ABD’de en büyük online kampanya
Türkiye’deki internet sansürü tartışmalarının ABD’deki muadili, 2012 yılında Temsilciler Meclisi’nde gündeme getirilen Online Korsanı Durdurma Hareketi (SOPA) ve Senato’daki paraleli Entelektüel Mülkü Koruma Hareketi (PIPA) ile yaşandı. Bu yasa tasarılarının özünde, telif hakkına sahip film, müzik ve kitap gibi içeriklerin internette korsan kopyalarının üretilmesinin önüne geçmek vardı. Ancak tasarıların öngördüğü maddelerin internette sansürün ciddi boyutlara ulaşmasına yol açacağı öne sürüldü.

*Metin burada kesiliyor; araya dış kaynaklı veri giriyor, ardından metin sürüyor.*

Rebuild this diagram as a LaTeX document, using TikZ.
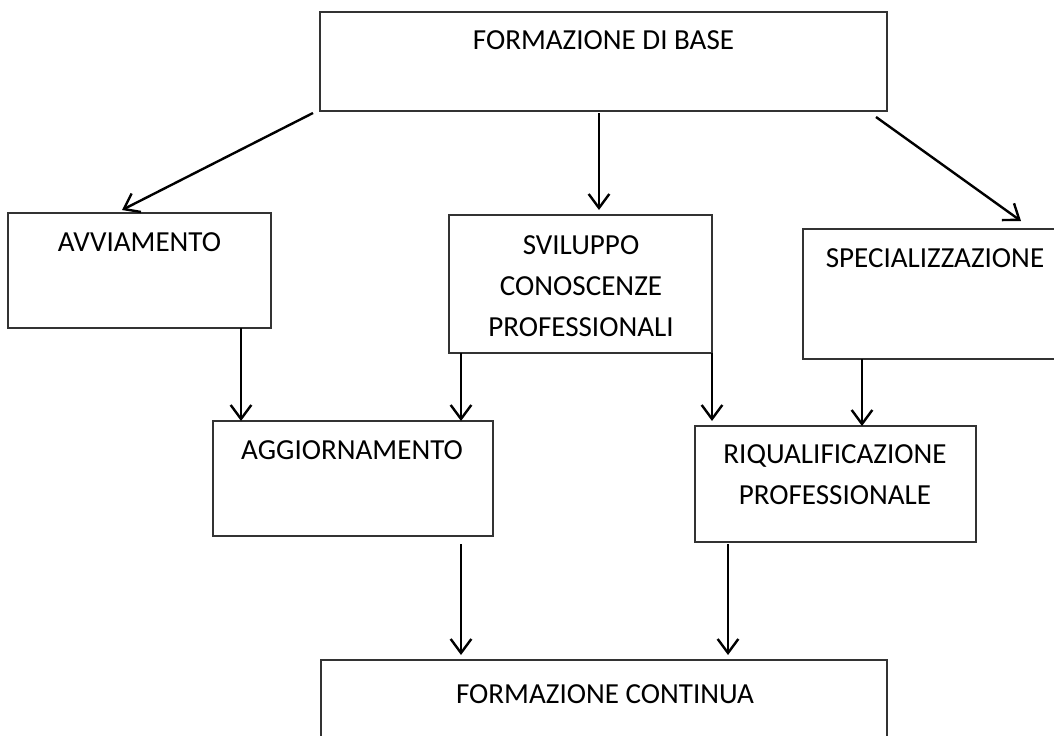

Online korsanlıkla uğraşan kişilerin altı aydan beş yıla kadar hapse girmesini teklif eden yasa tasarısı ayrıca Amerikan hükümeti ve telif hakkı sahiplerinin mahkeme kararı alarak suçlanan internet sayfasını kapattırmasını da öneriyordu. Ancak tasarı Google, Wikipedia gibi kurumların da destek verdiği yaklaşık 8 milyon kişinin katıldığı online protesto sonucunda SOPA ve PİPA senatörlerinden gerekli desteği alamadı.